Hewson's view

Hewson's view

Turnbull should drive a regional refugee solution

Malcolm Turnbull has an opportunity to show leadership on a regional refugee solution. EPA/Jason Szenes

The most significant contribution that Turnbull could make to the current United Nations/Obama-sponsored discussions in New York on the global refugee crisis would be to take the lead and commit to drive an Asian regional solution to the challenge.

Not only could such an initiative add some real substance to what is in danger of being just another “talkfest”, and perhaps even encourage other regions to do the same, but it’s already an imperative from our domestic point of view.

It won’t be much of a contribution if all Turnbull does is pat ourselves on the back about how effective we’ve been in securing our borders. This will in effect suggest, as Abbott did in Europe, that “the world should adopt our model”, without being prepared to acknowledge the inherent weaknesses of our national response. This also doesn’t recognise that any sustainable global or regional solution must be based on co-operation and compromise.

Offshore processing on Manus and Nauru was only ever a short-term, stopgap response. Sure, it sends the desired negative message to people smugglers, significantly weakening their business model. But it was never going to be a sustainable solution given the cost, the increasingly evident inhumanity and the lack of an effective resettlement strategy.

Recent media reports suggest the costs of these centres have accelerated dramatically, into the billions of dollars in recent years. There have been many disturbing reports of physical and mental abuse of detainees. And the Papua New Guinea Supreme Court has effectively demanded the closure of Manus, with nearly 850 asylum seekers to be “relocated” (but to where?), in the very near term.

Although the Nauru centre has a history and experience stretching back into the Howard era, Manus was always an additional, ill-conceived “quick fix”. A substantial commitment of additional untied aid was made, on top of the establishment and operating costs.

This was done without due consideration of the likely political and social difficulties of housing mostly Muslim asylum seekers, in somewhat “better” conditions than many Manus residents (mostly Christian) enjoyed.

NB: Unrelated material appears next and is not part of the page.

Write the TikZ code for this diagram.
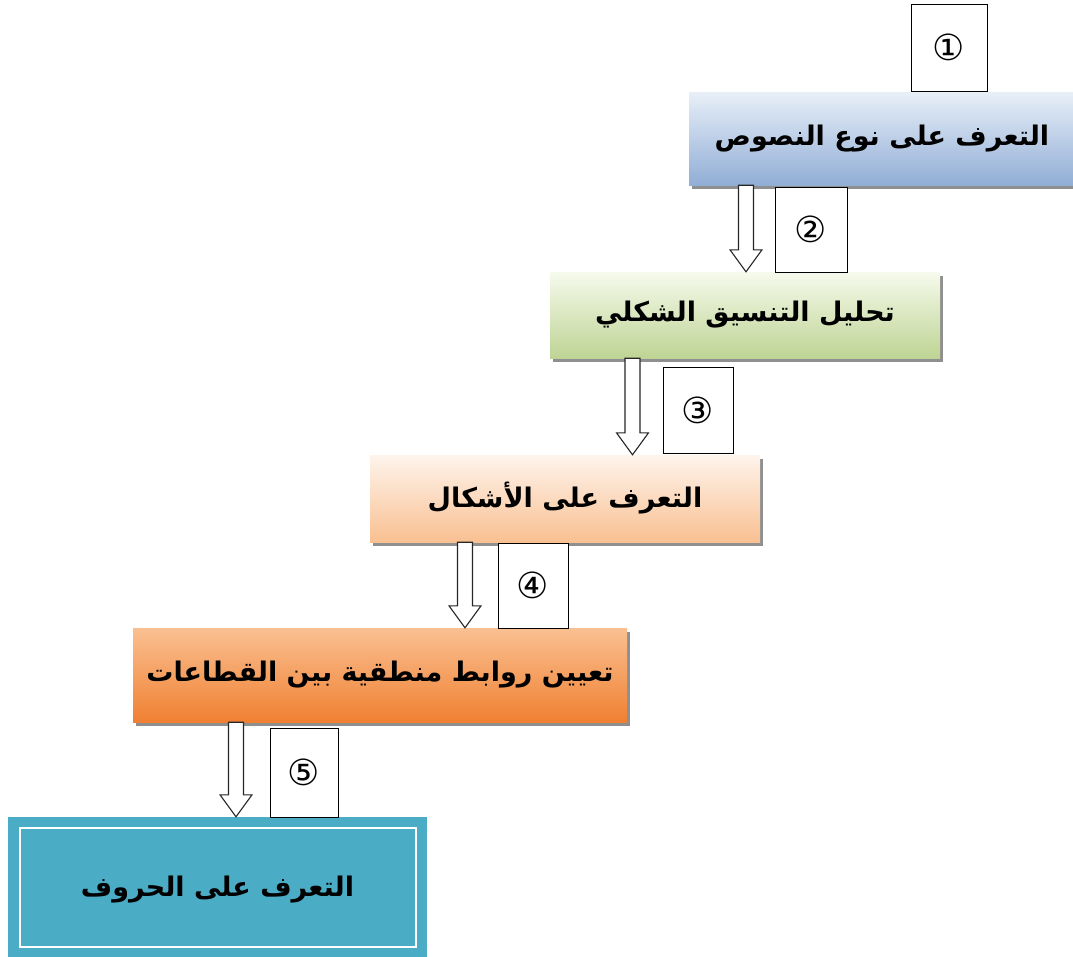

This is without any guarantee of resettlement in PNG, for those identified as genuine refugees.

So, there is now a very real urgency in our situation. But our options seem particularly limited in the absence of an effective regional framework that addresses the totality of the challenges.

Fundamental to an effective and sustainable regional solution is a process that involves source, transition, destination and resettlement countries. It also involves initially accepting the magnitude, nature and urgency of the regional refugee challenge, and each country’s roles therein. Then for them to combine to agree on the essential elements of an effective overall solution, with each, in turn, accepting their responsibilities in delivering such a solution.

For far too many years, on this and other occasions dating back to the 1970s, the source and transition countries have been more than happy to see the asylum seekers leave, or to push them on. These countries are avoiding acknowledging their roles and responsibilities and thereby magnifying the problems for others, especially destination countries. They have also resisted in assisting to define a solution.

At the very least, source countries need to do more to assist people before they leave and to accept resettlement responsibilities in the event that those who have left can be returned, if found not to be genuine refugees.

Similarly, transition countries need to accept a role and responsibility to make it difficult to just transit through their country. This can be done by setting and enforcing appropriate visa requirements and employing their police forces to close down the people smugglers.

From our national point of view, a fundamentally important element of a possible regional solution would be to seek to establish a refugee assessment centre in a transition country, such as Indonesia (from where most of our asylum seekers depart).

This would need to be at our cost, of course, and be conducted under the auspices of the UNHCR. This could destroy people smuggling, if it was also clear that any who ventured beyond that process would simply be returned to that centre for consideration.

Clearly, this would also need the backing of a well-developed resettlement strategy, so that genuine refugees could be resettled expeditiously, in the region or globally.

It is not possible in a short column such as this to canvass too much detail, except to emphasise that there is a significant global and regional refugee crisis. It represents a very significant moral, social, economic and political challenge, and needs an urgent and considered response.

The world simply can’t go on just doing little more than “more of the same”, and expecting different results. This is especially so given the recent, accelerating drift, especially in the United Kingdom (Britain’s exit from the European Union), Europe and the United States towards nationalism and isolationism that is anti-globalisation and anti-immigration. This threatens the global order of the last several decades from which most have benefited.

The need for innovative, but sensitive, and constructive leadership has rarely been greater. Malcolm could make a very significant contribution.